**Request**
Retype the whole listing, please, keeping every line exact and dropping the pictures.

** Begin Information provided **

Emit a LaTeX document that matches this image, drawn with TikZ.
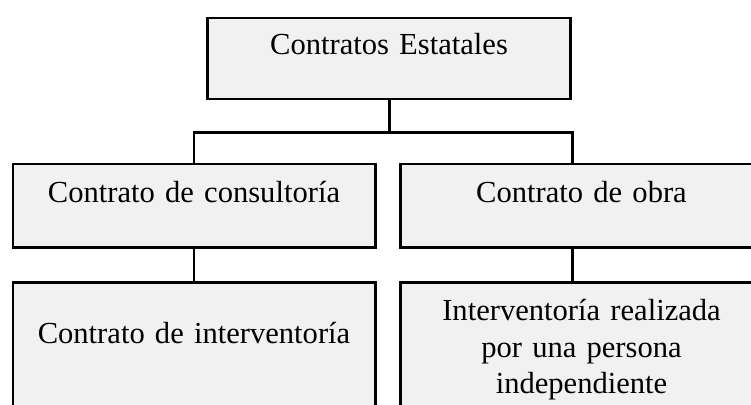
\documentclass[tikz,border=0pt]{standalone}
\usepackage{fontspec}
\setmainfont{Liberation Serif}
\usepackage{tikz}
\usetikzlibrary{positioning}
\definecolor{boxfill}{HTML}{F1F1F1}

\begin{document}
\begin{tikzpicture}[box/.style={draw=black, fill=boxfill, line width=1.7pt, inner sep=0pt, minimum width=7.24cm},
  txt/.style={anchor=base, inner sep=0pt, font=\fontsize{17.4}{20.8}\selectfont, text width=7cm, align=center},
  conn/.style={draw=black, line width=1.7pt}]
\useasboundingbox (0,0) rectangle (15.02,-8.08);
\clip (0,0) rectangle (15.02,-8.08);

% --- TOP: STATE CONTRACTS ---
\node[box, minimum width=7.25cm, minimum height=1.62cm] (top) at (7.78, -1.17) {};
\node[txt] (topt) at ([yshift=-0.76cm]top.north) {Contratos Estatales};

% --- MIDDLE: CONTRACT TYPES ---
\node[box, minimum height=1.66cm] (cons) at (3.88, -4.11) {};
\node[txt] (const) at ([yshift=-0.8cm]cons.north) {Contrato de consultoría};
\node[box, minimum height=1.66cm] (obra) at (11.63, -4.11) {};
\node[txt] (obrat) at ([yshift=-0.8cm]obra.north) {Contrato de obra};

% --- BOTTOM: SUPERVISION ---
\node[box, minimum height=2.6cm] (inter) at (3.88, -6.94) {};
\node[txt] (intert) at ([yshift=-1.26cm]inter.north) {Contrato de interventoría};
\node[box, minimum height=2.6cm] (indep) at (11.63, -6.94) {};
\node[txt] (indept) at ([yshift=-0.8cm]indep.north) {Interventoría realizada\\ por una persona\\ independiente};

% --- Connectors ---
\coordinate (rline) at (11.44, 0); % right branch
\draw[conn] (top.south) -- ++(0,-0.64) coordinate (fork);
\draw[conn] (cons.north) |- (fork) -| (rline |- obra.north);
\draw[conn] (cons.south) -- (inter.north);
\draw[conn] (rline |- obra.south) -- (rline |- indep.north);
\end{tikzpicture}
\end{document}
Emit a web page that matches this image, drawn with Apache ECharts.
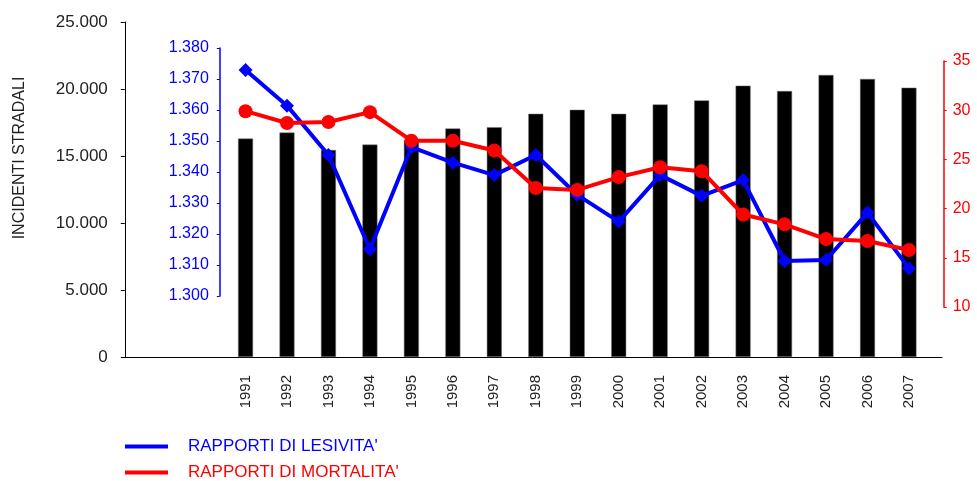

** End Information provided **

**Answer to the exercise**
Emit a LaTeX document that matches this image, drawn with TikZ.
\documentclass[tikz,border=0pt]{standalone}
\usepackage{fontspec}
\setmainfont{Liberation Serif}
\usepackage{tikz}
\usetikzlibrary{positioning}
\definecolor{boxfill}{HTML}{F1F1F1}

\begin{document}
\begin{tikzpicture}[box/.style={draw=black, fill=boxfill, line width=1.7pt, inner sep=0pt, minimum width=7.24cm},
  txt/.style={anchor=base, inner sep=0pt, font=\fontsize{17.4}{20.8}\selectfont, text width=7cm, align=center},
  conn/.style={draw=black, line width=1.7pt}]
\useasboundingbox (0,0) rectangle (15.02,-8.08);
\clip (0,0) rectangle (15.02,-8.08);

% --- TOP: STATE CONTRACTS ---
\node[box, minimum width=7.25cm, minimum height=1.62cm] (top) at (7.78, -1.17) {};
\node[txt] (topt) at ([yshift=-0.76cm]top.north) {Contratos Estatales};

% --- MIDDLE: CONTRACT TYPES ---
\node[box, minimum height=1.66cm] (cons) at (3.88, -4.11) {};
\node[txt] (const) at ([yshift=-0.8cm]cons.north) {Contrato de consultoría};
\node[box, minimum height=1.66cm] (obra) at (11.63, -4.11) {};
\node[txt] (obrat) at ([yshift=-0.8cm]obra.north) {Contrato de obra};

% --- BOTTOM: SUPERVISION ---
\node[box, minimum height=2.6cm] (inter) at (3.88, -6.94) {};
\node[txt] (intert) at ([yshift=-1.26cm]inter.north) {Contrato de interventoría};
\node[box, minimum height=2.6cm] (indep) at (11.63, -6.94) {};
\node[txt] (indept) at ([yshift=-0.8cm]indep.north) {Interventoría realizada\\ por una persona\\ independiente};

% --- Connectors ---
\coordinate (rline) at (11.44, 0); % right branch
\draw[conn] (top.south) -- ++(0,-0.64) coordinate (fork);
\draw[conn] (cons.north) |- (fork) -| (rline |- obra.north);
\draw[conn] (cons.south) -- (inter.north);
\draw[conn] (rline |- obra.south) -- (rline |- indep.north);
\end{tikzpicture}
\end{document}
Emit a web page that matches this image, drawn with Apache ECharts.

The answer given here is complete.